Begin

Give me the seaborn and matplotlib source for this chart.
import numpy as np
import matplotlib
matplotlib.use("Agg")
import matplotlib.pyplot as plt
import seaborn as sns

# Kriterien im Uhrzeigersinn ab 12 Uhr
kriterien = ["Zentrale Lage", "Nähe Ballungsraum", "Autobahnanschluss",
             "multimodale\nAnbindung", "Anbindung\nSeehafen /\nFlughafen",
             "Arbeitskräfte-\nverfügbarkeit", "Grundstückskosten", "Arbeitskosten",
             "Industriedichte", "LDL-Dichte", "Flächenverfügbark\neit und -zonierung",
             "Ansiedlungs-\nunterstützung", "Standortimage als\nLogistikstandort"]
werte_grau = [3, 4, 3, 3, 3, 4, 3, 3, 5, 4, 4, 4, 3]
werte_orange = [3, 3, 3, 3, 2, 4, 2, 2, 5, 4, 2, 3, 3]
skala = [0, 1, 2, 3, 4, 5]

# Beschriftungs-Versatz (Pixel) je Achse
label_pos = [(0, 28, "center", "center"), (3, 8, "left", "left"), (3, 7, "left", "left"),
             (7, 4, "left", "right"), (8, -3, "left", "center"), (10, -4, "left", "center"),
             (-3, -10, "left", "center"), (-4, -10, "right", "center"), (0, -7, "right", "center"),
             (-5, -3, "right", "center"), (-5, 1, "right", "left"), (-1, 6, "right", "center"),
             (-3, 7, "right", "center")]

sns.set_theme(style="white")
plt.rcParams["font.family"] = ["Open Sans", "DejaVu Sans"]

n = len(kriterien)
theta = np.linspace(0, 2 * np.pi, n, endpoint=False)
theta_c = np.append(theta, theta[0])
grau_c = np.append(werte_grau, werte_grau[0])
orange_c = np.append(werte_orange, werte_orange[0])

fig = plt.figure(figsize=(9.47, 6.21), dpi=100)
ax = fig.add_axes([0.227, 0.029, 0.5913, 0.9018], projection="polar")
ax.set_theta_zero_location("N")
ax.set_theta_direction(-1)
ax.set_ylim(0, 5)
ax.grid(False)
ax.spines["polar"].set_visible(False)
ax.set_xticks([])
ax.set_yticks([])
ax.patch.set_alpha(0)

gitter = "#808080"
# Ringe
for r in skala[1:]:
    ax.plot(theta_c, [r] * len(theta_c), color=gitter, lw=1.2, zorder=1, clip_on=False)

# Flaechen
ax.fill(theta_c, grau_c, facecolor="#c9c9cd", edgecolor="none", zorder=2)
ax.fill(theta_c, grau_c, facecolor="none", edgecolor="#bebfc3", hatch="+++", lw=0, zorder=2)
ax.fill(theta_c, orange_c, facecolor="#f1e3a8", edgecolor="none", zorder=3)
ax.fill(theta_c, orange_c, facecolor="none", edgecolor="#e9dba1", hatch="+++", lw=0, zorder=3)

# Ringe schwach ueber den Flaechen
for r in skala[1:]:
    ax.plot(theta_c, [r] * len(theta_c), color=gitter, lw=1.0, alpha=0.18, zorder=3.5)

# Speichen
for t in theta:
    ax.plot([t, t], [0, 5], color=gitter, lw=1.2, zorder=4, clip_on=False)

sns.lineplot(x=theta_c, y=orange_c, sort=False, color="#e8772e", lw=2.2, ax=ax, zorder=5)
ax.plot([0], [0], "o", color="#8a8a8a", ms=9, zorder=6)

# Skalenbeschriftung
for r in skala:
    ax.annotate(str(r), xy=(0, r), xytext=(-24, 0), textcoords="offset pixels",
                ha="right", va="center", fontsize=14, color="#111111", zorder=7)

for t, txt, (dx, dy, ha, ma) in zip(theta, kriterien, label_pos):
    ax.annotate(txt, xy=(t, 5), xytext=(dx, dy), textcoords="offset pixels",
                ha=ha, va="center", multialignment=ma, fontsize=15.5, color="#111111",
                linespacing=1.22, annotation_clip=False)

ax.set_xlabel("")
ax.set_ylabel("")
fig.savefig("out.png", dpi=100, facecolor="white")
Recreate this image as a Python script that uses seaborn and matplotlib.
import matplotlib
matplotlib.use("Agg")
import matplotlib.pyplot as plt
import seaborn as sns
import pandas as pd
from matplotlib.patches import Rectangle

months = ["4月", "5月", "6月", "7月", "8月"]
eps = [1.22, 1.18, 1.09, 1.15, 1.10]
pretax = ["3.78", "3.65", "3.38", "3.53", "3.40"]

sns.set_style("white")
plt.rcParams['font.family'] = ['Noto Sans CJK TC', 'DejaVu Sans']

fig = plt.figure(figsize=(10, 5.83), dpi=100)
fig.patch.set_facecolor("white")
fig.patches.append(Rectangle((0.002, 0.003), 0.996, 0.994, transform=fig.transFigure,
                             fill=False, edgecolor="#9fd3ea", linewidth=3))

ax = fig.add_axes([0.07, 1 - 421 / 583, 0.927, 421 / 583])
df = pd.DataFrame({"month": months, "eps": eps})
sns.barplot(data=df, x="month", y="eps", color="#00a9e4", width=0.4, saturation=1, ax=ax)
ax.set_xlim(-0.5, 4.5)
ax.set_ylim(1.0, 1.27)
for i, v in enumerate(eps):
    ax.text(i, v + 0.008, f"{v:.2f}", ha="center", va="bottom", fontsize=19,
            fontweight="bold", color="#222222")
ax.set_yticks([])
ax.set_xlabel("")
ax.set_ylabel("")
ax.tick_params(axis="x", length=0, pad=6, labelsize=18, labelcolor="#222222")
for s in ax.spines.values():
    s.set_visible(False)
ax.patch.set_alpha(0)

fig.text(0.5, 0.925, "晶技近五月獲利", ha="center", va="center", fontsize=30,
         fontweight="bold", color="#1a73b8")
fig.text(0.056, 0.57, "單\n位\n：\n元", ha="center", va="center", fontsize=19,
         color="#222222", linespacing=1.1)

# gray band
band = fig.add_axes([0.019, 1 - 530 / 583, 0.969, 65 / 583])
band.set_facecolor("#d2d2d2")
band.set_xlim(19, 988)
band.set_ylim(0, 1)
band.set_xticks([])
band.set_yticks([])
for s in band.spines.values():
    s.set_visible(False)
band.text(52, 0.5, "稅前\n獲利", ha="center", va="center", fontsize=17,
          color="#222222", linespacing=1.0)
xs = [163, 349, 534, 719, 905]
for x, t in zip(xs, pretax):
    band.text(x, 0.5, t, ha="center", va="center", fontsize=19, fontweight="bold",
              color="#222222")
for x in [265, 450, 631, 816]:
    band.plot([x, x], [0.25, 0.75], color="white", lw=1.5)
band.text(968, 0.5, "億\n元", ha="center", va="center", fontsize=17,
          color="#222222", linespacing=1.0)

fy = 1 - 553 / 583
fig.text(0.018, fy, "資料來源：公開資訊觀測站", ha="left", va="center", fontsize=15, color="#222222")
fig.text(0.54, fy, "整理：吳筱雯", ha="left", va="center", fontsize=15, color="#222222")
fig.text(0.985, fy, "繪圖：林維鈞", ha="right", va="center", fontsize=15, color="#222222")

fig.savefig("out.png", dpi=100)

End

> [WHAT THIS TASK INVOLVES]: Send back every record, precisely as written.

> [TASK RESPONSE]:
Give me the seaborn and matplotlib source for this chart.
import numpy as np
import matplotlib
matplotlib.use("Agg")
import matplotlib.pyplot as plt
import seaborn as sns

# Kriterien im Uhrzeigersinn ab 12 Uhr
kriterien = ["Zentrale Lage", "Nähe Ballungsraum", "Autobahnanschluss",
             "multimodale\nAnbindung", "Anbindung\nSeehafen /\nFlughafen",
             "Arbeitskräfte-\nverfügbarkeit", "Grundstückskosten", "Arbeitskosten",
             "Industriedichte", "LDL-Dichte", "Flächenverfügbark\neit und -zonierung",
             "Ansiedlungs-\nunterstützung", "Standortimage als\nLogistikstandort"]
werte_grau = [3, 4, 3, 3, 3, 4, 3, 3, 5, 4, 4, 4, 3]
werte_orange = [3, 3, 3, 3, 2, 4, 2, 2, 5, 4, 2, 3, 3]
skala = [0, 1, 2, 3, 4, 5]

# Beschriftungs-Versatz (Pixel) je Achse
label_pos = [(0, 28, "center", "center"), (3, 8, "left", "left"), (3, 7, "left", "left"),
             (7, 4, "left", "right"), (8, -3, "left", "center"), (10, -4, "left", "center"),
             (-3, -10, "left", "center"), (-4, -10, "right", "center"), (0, -7, "right", "center"),
             (-5, -3, "right", "center"), (-5, 1, "right", "left"), (-1, 6, "right", "center"),
             (-3, 7, "right", "center")]

sns.set_theme(style="white")
plt.rcParams["font.family"] = ["Open Sans", "DejaVu Sans"]

n = len(kriterien)
theta = np.linspace(0, 2 * np.pi, n, endpoint=False)
theta_c = np.append(theta, theta[0])
grau_c = np.append(werte_grau, werte_grau[0])
orange_c = np.append(werte_orange, werte_orange[0])

fig = plt.figure(figsize=(9.47, 6.21), dpi=100)
ax = fig.add_axes([0.227, 0.029, 0.5913, 0.9018], projection="polar")
ax.set_theta_zero_location("N")
ax.set_theta_direction(-1)
ax.set_ylim(0, 5)
ax.grid(False)
ax.spines["polar"].set_visible(False)
ax.set_xticks([])
ax.set_yticks([])
ax.patch.set_alpha(0)

gitter = "#808080"
# Ringe
for r in skala[1:]:
    ax.plot(theta_c, [r] * len(theta_c), color=gitter, lw=1.2, zorder=1, clip_on=False)

# Flaechen
ax.fill(theta_c, grau_c, facecolor="#c9c9cd", edgecolor="none", zorder=2)
ax.fill(theta_c, grau_c, facecolor="none", edgecolor="#bebfc3", hatch="+++", lw=0, zorder=2)
ax.fill(theta_c, orange_c, facecolor="#f1e3a8", edgecolor="none", zorder=3)
ax.fill(theta_c, orange_c, facecolor="none", edgecolor="#e9dba1", hatch="+++", lw=0, zorder=3)

# Ringe schwach ueber den Flaechen
for r in skala[1:]:
    ax.plot(theta_c, [r] * len(theta_c), color=gitter, lw=1.0, alpha=0.18, zorder=3.5)

# Speichen
for t in theta:
    ax.plot([t, t], [0, 5], color=gitter, lw=1.2, zorder=4, clip_on=False)

sns.lineplot(x=theta_c, y=orange_c, sort=False, color="#e8772e", lw=2.2, ax=ax, zorder=5)
ax.plot([0], [0], "o", color="#8a8a8a", ms=9, zorder=6)

# Skalenbeschriftung
for r in skala:
    ax.annotate(str(r), xy=(0, r), xytext=(-24, 0), textcoords="offset pixels",
                ha="right", va="center", fontsize=14, color="#111111", zorder=7)

for t, txt, (dx, dy, ha, ma) in zip(theta, kriterien, label_pos):
    ax.annotate(txt, xy=(t, 5), xytext=(dx, dy), textcoords="offset pixels",
                ha=ha, va="center", multialignment=ma, fontsize=15.5, color="#111111",
                linespacing=1.22, annotation_clip=False)

ax.set_xlabel("")
ax.set_ylabel("")
fig.savefig("out.png", dpi=100, facecolor="white")
Recreate this image as a Python script that uses seaborn and matplotlib.
import matplotlib
matplotlib.use("Agg")
import matplotlib.pyplot as plt
import seaborn as sns
import pandas as pd
from matplotlib.patches import Rectangle

months = ["4月", "5月", "6月", "7月", "8月"]
eps = [1.22, 1.18, 1.09, 1.15, 1.10]
pretax = ["3.78", "3.65", "3.38", "3.53", "3.40"]

sns.set_style("white")
plt.rcParams['font.family'] = ['Noto Sans CJK TC', 'DejaVu Sans']

fig = plt.figure(figsize=(10, 5.83), dpi=100)
fig.patch.set_facecolor("white")
fig.patches.append(Rectangle((0.002, 0.003), 0.996, 0.994, transform=fig.transFigure,
                             fill=False, edgecolor="#9fd3ea", linewidth=3))

ax = fig.add_axes([0.07, 1 - 421 / 583, 0.927, 421 / 583])
df = pd.DataFrame({"month": months, "eps": eps})
sns.barplot(data=df, x="month", y="eps", color="#00a9e4", width=0.4, saturation=1, ax=ax)
ax.set_xlim(-0.5, 4.5)
ax.set_ylim(1.0, 1.27)
for i, v in enumerate(eps):
    ax.text(i, v + 0.008, f"{v:.2f}", ha="center", va="bottom", fontsize=19,
            fontweight="bold", color="#222222")
ax.set_yticks([])
ax.set_xlabel("")
ax.set_ylabel("")
ax.tick_params(axis="x", length=0, pad=6, labelsize=18, labelcolor="#222222")
for s in ax.spines.values():
    s.set_visible(False)
ax.patch.set_alpha(0)

fig.text(0.5, 0.925, "晶技近五月獲利", ha="center", va="center", fontsize=30,
         fontweight="bold", color="#1a73b8")
fig.text(0.056, 0.57, "單\n位\n：\n元", ha="center", va="center", fontsize=19,
         color="#222222", linespacing=1.1)

# gray band
band = fig.add_axes([0.019, 1 - 530 / 583, 0.969, 65 / 583])
band.set_facecolor("#d2d2d2")
band.set_xlim(19, 988)
band.set_ylim(0, 1)
band.set_xticks([])
band.set_yticks([])
for s in band.spines.values():
    s.set_visible(False)
band.text(52, 0.5, "稅前\n獲利", ha="center", va="center", fontsize=17,
          color="#222222", linespacing=1.0)
xs = [163, 349, 534, 719, 905]
for x, t in zip(xs, pretax):
    band.text(x, 0.5, t, ha="center", va="center", fontsize=19, fontweight="bold",
              color="#222222")
for x in [265, 450, 631, 816]:
    band.plot([x, x], [0.25, 0.75], color="white", lw=1.5)
band.text(968, 0.5, "億\n元", ha="center", va="center", fontsize=17,
          color="#222222", linespacing=1.0)

fy = 1 - 553 / 583
fig.text(0.018, fy, "資料來源：公開資訊觀測站", ha="left", va="center", fontsize=15, color="#222222")
fig.text(0.54, fy, "整理：吳筱雯", ha="left", va="center", fontsize=15, color="#222222")
fig.text(0.985, fy, "繪圖：林維鈞", ha="right", va="center", fontsize=15, color="#222222")

fig.savefig("out.png", dpi=100)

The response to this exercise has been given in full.